Despite the benefits that businesses might obtain from POS integrated payments, these solutions often require considerable investments in human resources and technologies. Therefore, merchants should consider accompanying costs and risks carefully.
Conclusion
Integrated payments enable users to process payments quickly and securely via diverse payment methods. They can also work in harmony with other systems to promote data flows for accurate and real-time insights, contributing to efficiency improvement and customer satisfaction. Because of the advantages these solutions, including B2B integrated payments, give businesses, they show clear signs of further development in the future. To stay competitive, you should incorporate payments into your systems. Remember to examine your business needs to choose the most appropriate payment processor and follow several steps to finish the setup.
FAQs
1. What is an integrated payment processor?

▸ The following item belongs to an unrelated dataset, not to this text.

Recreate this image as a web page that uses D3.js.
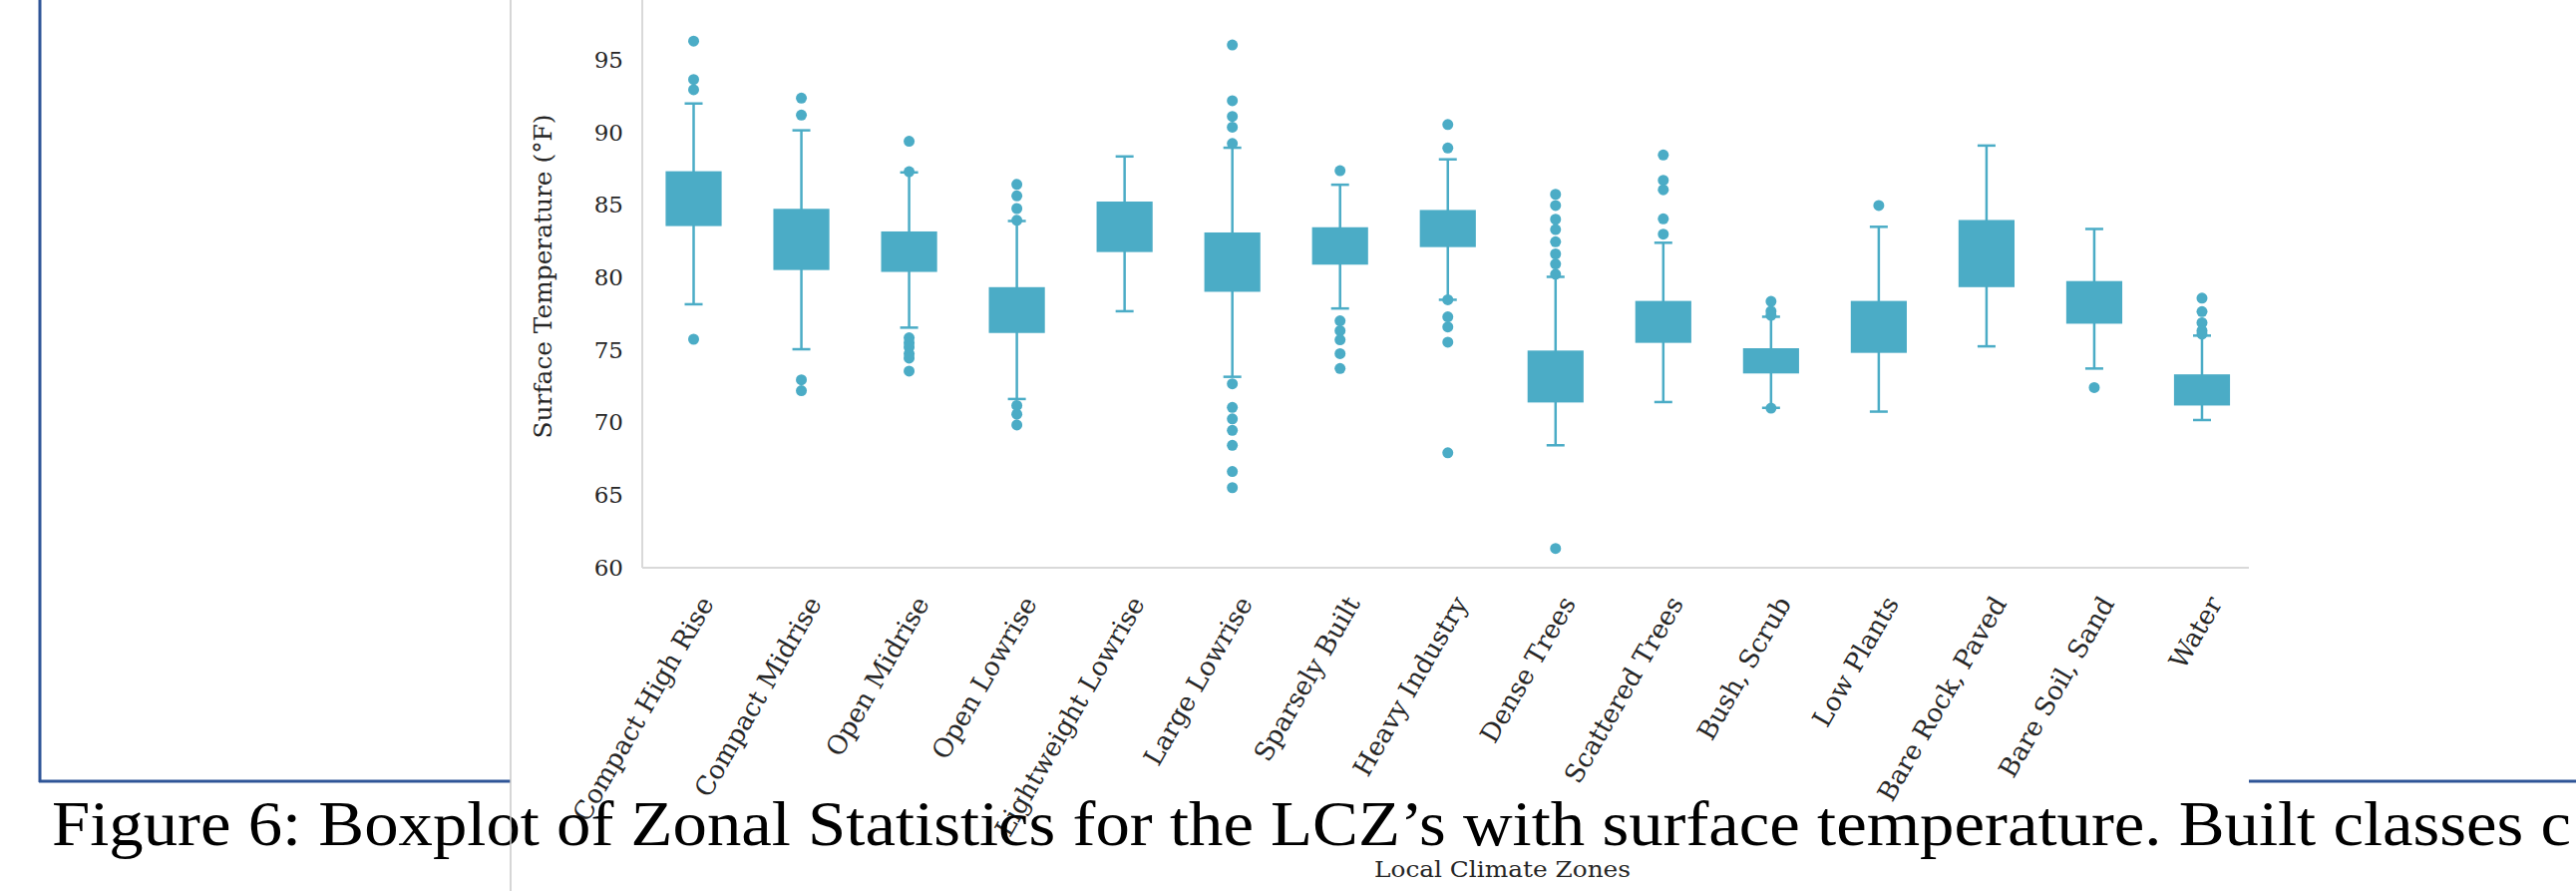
<!DOCTYPE html>
<html>
<head>
<meta charset="utf-8">
<script src="https://cdn.jsdelivr.net/npm/d3@7"></script>
<style>
  body { margin: 0; background: #fff; }
  svg { display: block; }
</style>
</head>
<body>
<div id="chart_div"></div>
<script>
// data
var categories = ["Compact High Rise", "Compact Midrise", "Open Midrise", "Open Lowrise", "Lightweight Lowrise",
  "Large Lowrise", "Sparsely Built", "Heavy Industry", "Dense Trees", "Scattered Trees",
  "Bush, Scrub", "Low Plants", "Bare Rock, Paved", "Bare Soil, Sand", "Water"];
var whiskerHigh = [92.0, 90.15, 87.25, 83.9, 88.35, 88.95, 86.4, 88.15, 80.05, 82.4, 77.3, 83.5, 89.1, 83.35, 76.0];
var boxHigh = [87.33, 84.74, 83.18, 79.34, 85.24, 83.11, 83.47, 84.66, 74.97, 78.39, 75.13, 78.39, 83.97, 79.76, 73.33];
var boxLow = [83.55, 80.52, 80.39, 76.18, 81.76, 79.02, 80.89, 82.1, 71.39, 75.5, 73.39, 74.81, 79.34, 76.82, 71.18];
var whiskerLow = [78.16, 75.06, 76.55, 71.63, 77.68, 73.16, 77.87, 78.47, 68.44, 71.42, 71.02, 70.76, 75.26, 73.73, 70.18];
var outliers = [
  [96.3, 93.65, 92.95, 75.75],
  [92.37, 91.2, 72.95, 72.2],
  [89.4, 87.3, 75.85, 75.5, 75.2, 74.75, 74.45, 73.55],
  [86.42, 85.63, 84.76, 83.95, 71.18, 70.58, 69.84],
  [],
  [96.03, 92.19, 91.11, 90.37, 89.24, 72.68, 71.05, 70.26, 69.47, 68.44, 66.63, 65.52],
  [87.37, 77.02, 76.34, 75.71, 74.76, 73.73],
  [90.55, 88.93, 78.47, 77.29, 76.6, 75.55, 67.92],
  [85.74, 84.97, 84.02, 83.31, 82.47, 81.63, 80.94, 80.23, 61.33],
  [88.45, 86.71, 86.05, 84.05, 82.99],
  [78.36, 77.68, 77.4, 71.0],
  [84.97],
  [],
  [72.42],
  [78.58, 77.65, 76.89, 76.34, 76.1]
];
var yTicks = [60, 65, 70, 75, 80, 85, 90, 95];

var captionText = "Figure 6: Boxplot of Zonal Statistics for the LCZ\u2019s with surface temperature. Built classes c";
var yTitle = "Surface Temperature (\u00b0F)";
var xTitle = "Local Climate Zones";

var W = 2583, H = 893;
var boxColor = "#4BACC6";
var axisColor = "#d9d9d9";
var serif = "'DejaVu Serif', Georgia, serif";

var svg = d3.select("#chart_div")
  .append("svg")
    .attr("width", W)
    .attr("height", H);

// document frame behind the chart
var frame = svg.append("g").attr("class", "doc_frame");
frame.append("line")
  .attr("x1", 40).attr("x2", 40)
  .attr("y1", 0).attr("y2", 784)
  .attr("stroke", "#2F5597").attr("stroke-width", 3);
frame.append("line")
  .attr("x1", 39).attr("x2", W)
  .attr("y1", 783).attr("y2", 783)
  .attr("stroke", "#2F5597").attr("stroke-width", 3);

// chart panel (white, covers the frame)
svg.append("rect")
  .attr("x", 512).attr("y", 0)
  .attr("width", 2255 - 512).attr("height", H)
  .attr("fill", "#fff");

// scales
var x = d3.scaleBand()
  .domain(categories)
  .range([641.5, 2262]);
var y = d3.scaleLinear()
  .domain([60, 100])
  .range([569, 569 - 40 * 14.54]);

var cx = d => x(d) + x.bandwidth() / 2;
var boxW = x.bandwidth() * 0.52;
var capW = 18;

// axis lines
svg.append("line")
  .attr("x1", 644).attr("x2", 644)
  .attr("y1", 0).attr("y2", y(60))
  .attr("stroke", axisColor).attr("stroke-width", 2);
svg.append("line")
  .attr("x1", 644).attr("x2", 2255)
  .attr("y1", y(60)).attr("y2", y(60))
  .attr("stroke", axisColor).attr("stroke-width", 2);

// y axis labels
var yAxis = svg.append("g")
  .attr("transform", "translate(644,0)")
  .call(d3.axisLeft(y).tickValues(yTicks).tickSize(0).tickPadding(19).tickFormat(d3.format("d")));
yAxis.select(".domain").remove();
yAxis.selectAll("text")
  .attr("font-family", serif)
  .attr("font-size", 23)
  .attr("fill", "#262626");

// x axis labels, rotated
var xAxis = svg.append("g")
  .attr("transform", "translate(0," + y(60) + ")")
  .call(d3.axisBottom(x).tickSize(0));
xAxis.select(".domain").remove();
xAxis.selectAll("text")
  .attr("font-family", serif)
  .attr("font-size", 26)
  .attr("fill", "#262626")
  .attr("text-anchor", "end")
  .attr("dy", "0.35em")
  .attr("y", 0)
  .attr("transform", "translate(13,31) rotate(-60)");

// boxes
var groups = svg.append("g").attr("class", "boxes")
  .selectAll("g").data(categories)
  .enter().append("g");

groups.append("line") // whisker
  .attr("x1", d => cx(d)).attr("x2", d => cx(d))
  .attr("y1", (d, i) => y(whiskerHigh[i]))
  .attr("y2", (d, i) => y(whiskerLow[i]))
  .attr("stroke", boxColor).attr("stroke-width", 2.5);

groups.append("line") // top cap
  .attr("x1", d => cx(d) - capW / 2).attr("x2", d => cx(d) + capW / 2)
  .attr("y1", (d, i) => y(whiskerHigh[i]))
  .attr("y2", (d, i) => y(whiskerHigh[i]))
  .attr("stroke", boxColor).attr("stroke-width", 2.5);

groups.append("line") // bottom cap
  .attr("x1", d => cx(d) - capW / 2).attr("x2", d => cx(d) + capW / 2)
  .attr("y1", (d, i) => y(whiskerLow[i]))
  .attr("y2", (d, i) => y(whiskerLow[i]))
  .attr("stroke", boxColor).attr("stroke-width", 2.5);

groups.append("rect")
  .attr("x", d => cx(d) - boxW / 2)
  .attr("width", boxW)
  .attr("y", (d, i) => y(boxHigh[i]))
  .attr("height", (d, i) => y(boxLow[i]) - y(boxHigh[i]))
  .attr("fill", boxColor);

groups.selectAll("circle")
  .data((d, i) => outliers[i].map(v => ({cat: d, v: v})))
  .enter().append("circle")
    .attr("cx", d => cx(d.cat))
    .attr("cy", d => y(d.v))
    .attr("r", 5.5)
    .attr("fill", boxColor);

// axis titles
svg.append("text")
  .attr("transform", "translate(553,277) rotate(-90)")
  .attr("text-anchor", "middle")
  .attr("font-family", serif)
  .attr("font-size", 25)
  .attr("fill", "#262626")
  .attr("textLength", 325)
  .attr("lengthAdjust", "spacingAndGlyphs")
  .text(yTitle);

svg.append("text")
  .attr("x", 1378)
  .attr("y", 879)
  .attr("font-family", serif)
  .attr("font-size", 23)
  .attr("fill", "#262626")
  .attr("textLength", 257)
  .attr("lengthAdjust", "spacingAndGlyphs")
  .text(xTitle);

// document caption on top (Times-like face, natural width fits the page)
svg.append("text")
  .attr("x", 52)
  .attr("y", 847)
  .attr("font-family", "'Liberation Serif', 'Times New Roman', serif")
  .attr("font-size", 64)
  .attr("fill", "#000")
  .attr("textLength", 2526)
  .attr("lengthAdjust", "spacingAndGlyphs")
  .text(captionText);

// panel edge
svg.append("line")
  .attr("x1", 512).attr("x2", 512)
  .attr("y1", 0).attr("y2", H)
  .attr("stroke", "#c8c8c8").attr("stroke-width", 1.5);
</script>
</body>
</html>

An integrated payment processor is the one that can connect with other business software or systems to process payments and sync data.
2. POS vs payment processor: What are the differences?
While payment processors focus on delivering payment processing and financial services, POS has various features to help merchants manage many other business aspects, including inventory, orders, and customers.
3. What are ERP-integrated payments?
ERP-integrated payments are payment processing software that can connect with an Enterprise Resource Planning (ERP) system to handle payments and transfer data.
4. Can I still choose my payment processor, or am I locked into one provider?
You can choose a payment processor based on your business requirements. Make sure to learn about their offering before making a final decision.
5. Are integrated payments secure and PCI-compliant for in-store and online transactions?
Yes, integrated payments comply with PCI compliance and ensure security for online, in-store, and unified payments.
6. Will integrated payments help me save time on reporting and accounting?
Yes, as integrated payments automatically send transaction data to other systems, including POS and accounting software, you can save lots of time for manual inputs and data reconciliation.